Currently, websites such as Facebook (Meta), Microsoft, TikTok, and Netflix have registered the application. Only in the first quarter of this year, Microsoft paid US$500,000, TikTok paid nearly VND35 billion, and Netflix paid nearly VND8 billion.
From 2018 up to now, tax authorities have handled violations and prevented revenue loss of about VND 782 billion by inspecting those who have been earning income from providing cross-border digital services and businesses.
For instance, the Hanoi Tax Department collected VND 358 billion, the Ho Chi Minh City Tax Department collected VND 146 billion, and the Da Nang Tax Department collected VND 67 billion from those people.
According to a tax expert, the collected tax revenue from e-commerce activities which was announced by responsible agencies is only the first step as it does not fully reflect e-commerce data in recent years because in fact, individuals have netted a huge amount of income through e-commerce trading floors and social networking sites such as Zalo, Facebook, Instagram, Twitter but they declared the amount less than reality.
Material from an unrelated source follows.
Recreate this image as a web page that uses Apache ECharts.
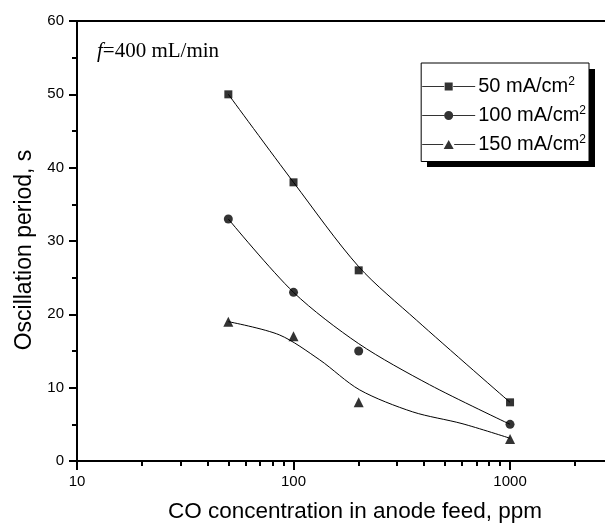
<!DOCTYPE html>
<html><head><meta charset="utf-8">
<script src="https://cdn.jsdelivr.net/npm/echarts@6/dist/echarts.min.js"></script>
<style>html,body{margin:0;padding:0;background:#fff}#c{width:605px;height:524px}</style>
</head><body><div id="c"></div>
<script>
// ---- data ----
const conc = [50, 100, 200, 1000];              // CO concentration, ppm
const names = ['50 mA/cm²', '100 mA/cm²', '150 mA/cm²'];
const period50 = [50, 38, 26, 8];
const period100 = [33, 23, 15, 5];
const period150 = [19, 17, 8, 3];
// fitted guide curves
const fitX50 = [50, 100, 200, 370, 1000];
const fit50 = [50, 38, 26.5, 19.2, 8];
const fitX100 = [50, 100, 200, 425, 1000];
const fit100 = [33, 23, 16, 10.4, 5];
const fitX150 = [50, 86, 132, 202, 355, 600, 1000];
const fit150 = [19, 17.2, 13.8, 9.7, 6.7, 5.1, 3.1];
const xMajor = [10, 100, 1000];
const xMinor = [20, 30, 40, 50, 60, 70, 80, 90, 200, 300, 400, 500, 600, 700, 800, 900, 2000];

const zip = (xs, ys) => xs.map((x, i) => [x, ys[i]]);
const XMIN = 10, XMAX = 2745;
const font = 'Arial, "Liberation Sans", sans-serif';

const icons = [
  'path://M0,4.5H22V5.5H0Z M22.5,1H30.5V9H22.5Z M31,4.5H53V5.5H31Z',
  'path://M0,4.5H22V5.5H0Z M22,5a4.5,4.5 0 1,0 9,0a4.5,4.5 0 1,0 -9,0Z M31,4.5H53V5.5H31Z',
  'path://M0,4.5H21V5.5H0Z M21.5,9.5L26.5,0.5L31.5,9.5Z M32,4.5H53V5.5H32Z'
];
const symbols = ['rect', 'circle', 'triangle'];
const symSizes = [8, 9, 10];
const pts = [period50, period100, period150];
const fits = [[fitX50, fit50], [fitX100, fit100], [fitX150, fit150]];

const series = [];
fits.forEach((f, i) => {
  series.push({
    type: 'line', name: 'fit' + i, data: zip(f[0], f[1]), smooth: 0.3,
    symbol: 'none', silent: true, z: 2,
    lineStyle: { color: '#000', width: 1 }
  });
});
pts.forEach((p, i) => {
  series.push({
    type: 'scatter', name: names[i], data: zip(conc, p),
    symbol: symbols[i], symbolSize: symSizes[i], z: 3,
    itemStyle: { color: '#000' }
  });
});

const chart = echarts.init(document.getElementById('c'), null, { renderer: 'canvas' });
chart.setOption({
  animation: false,
  backgroundColor: '#fff',
  grid: { left: 77, right: 0, top: 21, bottom: 63, containLabel: false, outerBoundsMode: 'none' },
  xAxis: [
    {
      type: 'log', logBase: 10, min: XMIN, max: XMAX, position: 'bottom',
      name: 'CO concentration in anode feed, ppm', nameLocation: 'middle', nameGap: 39,
      nameTextStyle: { fontFamily: font, fontSize: 22.5, color: '#000', padding: [0, 0, 0, 28] },
      axisLine: { lineStyle: { color: '#000', width: 2 } },
      axisTick: { customValues: xMajor, length: 9, inside: false, lineStyle: { color: '#000', width: 2 } },
      axisLabel: { customValues: xMajor, formatter: v => String(Math.round(v)), fontFamily: font, fontSize: 15, color: '#000', margin: 13 },
      splitLine: { show: false }
    },
    {
      type: 'log', logBase: 10, min: XMIN, max: XMAX, position: 'bottom',
      axisLine: { show: false },
      axisTick: { customValues: xMinor, length: 5, inside: false, lineStyle: { color: '#000', width: 2 } },
      axisLabel: { show: false },
      splitLine: { show: false }
    },
    {
      type: 'log', logBase: 10, min: XMIN, max: XMAX, position: 'top',
      axisLine: { lineStyle: { color: '#000', width: 2 } },
      axisTick: { show: false }, axisLabel: { show: false }, splitLine: { show: false }
    }
  ],
  yAxis: {
    type: 'value', min: 0, max: 60, interval: 10,
    name: 'Oscillation period, s', nameLocation: 'middle', nameGap: 38,
    nameTextStyle: { fontFamily: font, fontSize: 23, color: '#000', padding: [0, 18, 0, 0] },
    axisLine: { show: true, lineStyle: { color: '#000', width: 2 } },
    axisTick: { show: true, length: 8, lineStyle: { color: '#000', width: 2 } },
    minorTick: { show: true, splitNumber: 2, length: 5, lineStyle: { color: '#000', width: 2 } },
    axisLabel: { fontFamily: font, fontSize: 15, color: '#000', margin: 13 },
    splitLine: { show: false }
  },
  legend: {
    orient: 'vertical', right: 16, top: 63, z: 10,
    data: names.map((n, i) => ({ name: n, icon: icons[i] })),
    itemWidth: 53, itemHeight: 10, itemGap: 8.5,
    padding: [13, 3, 7, 1],
    backgroundColor: '#fff', borderColor: '#000', borderWidth: 1,
    itemStyle: { color: '#000', borderWidth: 0 },
    formatter: n => '{t|' + n.replace('²', '') + '}{s|2}',
    textStyle: {
      color: '#000', fontFamily: font, fontSize: 20, padding: [0, 0, 0, -2],
      rich: {
        t: { fontFamily: font, fontSize: 20, lineHeight: 21, color: '#000' },
        s: { fontFamily: font, fontSize: 12, lineHeight: 12, verticalAlign: 'top', color: '#000' }
      }
    }
  },
  graphic: [
    { type: 'rect', left: 427, top: 69, z: 5, shape: { width: 168, height: 98 }, style: { fill: '#000' } },
    {
      type: 'text', left: 97, top: 41,
      style: {
        text: '{i|f}{n|=400 mL/min}',
        rich: {
          i: { fontFamily: '"Liberation Serif", "Times New Roman", serif', fontStyle: 'italic', fontSize: 21, fill: '#000' },
          n: { fontFamily: '"Liberation Serif", "Times New Roman", serif', fontSize: 21, fill: '#000' }
        }
      }
    }
  ],
  series: series
});
</script>
</body></html>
While, according to the law, the e-commerce floor must receive civil authorization from business individuals to declare tax for them; worse, if individual businesses refuse to authorize, there is still no sanction for them.
Some experts in the financial sector also believe that there should be regulations on the responsibility of information security of relevant organizations and individuals to both prevent tax loss and ensure the legitimate interests of business individuals. Specifically, the responsibility for the security of websites and the responsibility to provide information to the tax authorities, helping to make tax management more effective.
According to Associate Professor Le Xuan Truong, Dean of the Academy of Finance’s Faculty of Taxation and Customs under the Ministry of Finance, the government should add a regulation that forces e-commerce trading floors to be responsible for withholding and paying taxes on behalf of individuals as well as perform payment intermediary services and participate in operating and controlling delivery activities and receiving money from buyers.
He added that more than 40 countries have so far regulated the responsibility of e-commerce exchanges in deducting taxes of individuals if the floor provides payment services, or directly participates in the delivery and receipt of goods of buyers and sellers.
To promote supervision and collection of e-commerce tax, the Tax Department has built a mechanism to provide information on enterprises providing logistics services and delivery services in e-commerce business on a digital basis for tax authorities as well as require owners of the e-commerce trading floor to provide information and mobilize the customers to sell goods on the e-commerce floor to fulfill their tax obligations.
The People's Committee of Ho Chi Minh City has also required commercial banks to provide transaction information of online sales accounts.
The Department of Taxation also asked the intermediary payment enterprises to provide data on the amount of money transferred for online purchases to the tax authorities in addition to reviewing partner companies of foreign supplier Google in Vietnam on tax declaration and tax pay.
As a result, four commercial banks have provided tax authorities with organizations and individuals' income paid by Google with a total amount of more than US$51.2 million and VND 21.4 billion from abroad.
38 individuals earning income from Google have been ordered to pay tax arrears, fines, and late payment interest of VND 169 billion by responsible agencies while three other enterprises ought to pay tax arrears, fines and late payment interest of VND327 million.
In addition, the Tax Department collected and fined a partner company of a foreign supplier Google in Vietnam the amount of VND 24.3 billion after inspecting the company.
The data must be stored for at least 24 months, and system logs for criminal investigation purposes must be stored for at least 12 months.